The Rev. Tony Jones, an evangelical author and proponent of same-sex marriage, has been advocating for a separation of religious and civil marriage since 2010.

“This social change happened a lot faster than anybody predicted,” said Jones, who teaches at Fuller Theological Seminary in Pasadena, Calif. “When I declared that I would no longer sign marriage licenses and encouraged other clergy to do the same, it was an attempt to actually buy the church some freedom to say we can sacralize a same-sex union and we don’t need the state to legalize it.

“The other reason I did it was on behalf of people like Father Reardon,” Jones added. “I thought it would buy conservatives some time and some latitude and they could say the government can do whatever the government wants to do regarding marriage and weddings. But in our church we’re going to have a different standard.”

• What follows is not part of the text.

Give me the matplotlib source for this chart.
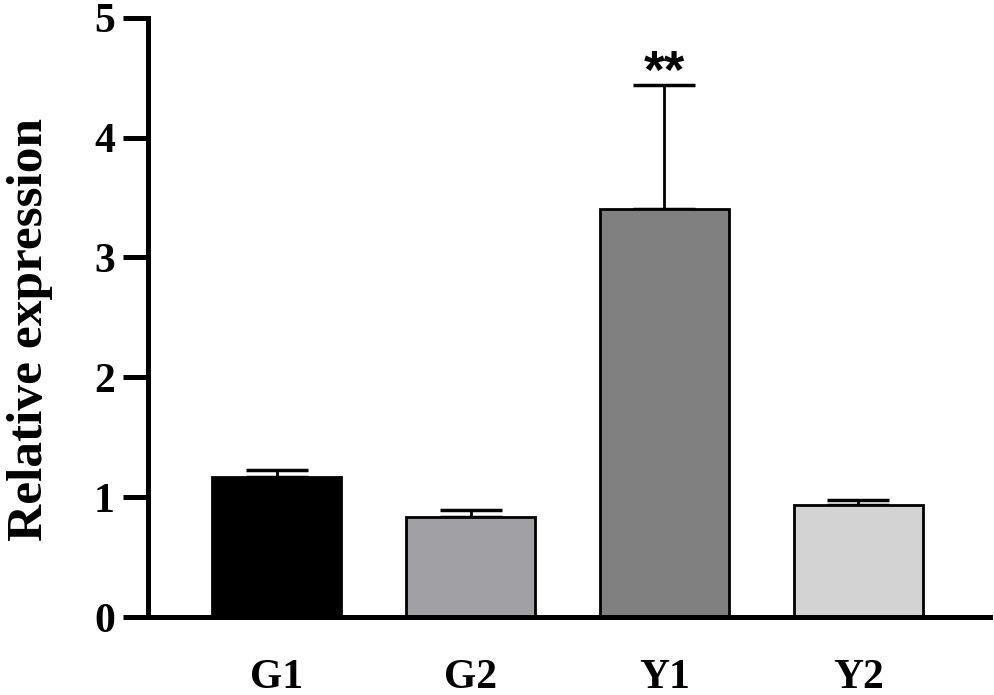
import matplotlib
matplotlib.use("Agg")
import matplotlib.pyplot as plt

categories = ["G1", "G2", "Y1", "Y2"]
values = [1.167, 0.838, 3.40, 0.936]
errors = [0.061, 0.058, 1.04, 0.042]
colors = ["#000000", "#a0a0a5", "#808080", "#d3d3d3"]
yticks = [0, 1, 2, 3, 4, 5]
sig_labels = ["", "", "**", ""]

plt.rcParams['font.family'] = ['Liberation Serif']
plt.rcParams['font.weight'] = 'bold'

fig = plt.figure(figsize=(9.94, 6.95), dpi=100)
ax = fig.add_axes([0.149, 0.1122, 0.847, 0.8623])

x = list(range(len(categories)))
ax.bar(x, values, width=0.666, color=colors, edgecolor="black", linewidth=2.0, zorder=2)
ax.errorbar(x, values, yerr=[[0]*len(errors), errors], fmt="none", ecolor="black",
            elinewidth=2.0, capsize=22.5, capthick=2.5, zorder=1)

for xi, v, e, s in zip(x, values, errors, sig_labels):
    if s:
        ax.text(xi, v + e - 0.12, s, ha="center", va="bottom", fontsize=38,
                fontweight="bold", family=["Liberation Sans"])

ax.set_xlim(-0.665, 3.68)
ax.set_ylim(0, 5)
ax.set_yticks(yticks)
ax.set_yticklabels([str(t) for t in yticks], fontsize=30, fontweight="bold")
ax.set_xticks(x)
ax.set_xticklabels(categories, fontsize=30, fontweight="bold")
ax.tick_params(axis="x", length=0, pad=30)
ax.tick_params(axis="y", length=18, width=3.6, pad=6, direction="out")
ax.set_ylabel("Relative expression", fontsize=37, fontweight="bold")
ax.yaxis.set_label_coords(-0.113, 0.479)

for side in ["top", "right"]:
    ax.spines[side].set_visible(False)
for side in ["left", "bottom"]:
    ax.spines[side].set_linewidth(3.6)

fig.savefig("out.png", dpi=100)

He said most clergy members he has surveyed agree in principle that they should not serve as arms of the government, but signing that certificate has become so much a part of the American marriage ritual that it’s difficult for them to see an alternative.

Bishop Demetrios of Mokissos, chancellor of the Greek Orthodox Metropolis of Chicago, said he doesn’t foresee such a boycott in Chicago. He even questions whether it’s legal.

“I can’t imagine any of our priests doing that,” he said. “It hasn’t happened yet and I don’t anticipate it happening to make a political statement,” he said.

Jacobse said Reardon is the first Orthodox priest to take such a strong a political stand. But the recent Supreme Court ruling has sparked a discussion among other brethren, he said.

“It was a bold move on Father Patrick’s part,” Jacobse said. “A lot of priests are wondering and asking the same thing. To remove all conflict between the church and the state is to go the path that Father Reardon has chosen to go on. I anticipate more priests are going to go that way.”

Reardon emphasizes that he does not discourage couples from seeking licenses and legitimacy in the eyes of the law. But having that certificate will no longer be a condition of getting married at All Saints.

“If you want the tax advantages of marriage recognized by the state, you’re going to have to do something else about it, like go down to a justice of the peace,” he said. “If you don’t want that, that’s perfectly OK. I’m not going to require that at this parish.”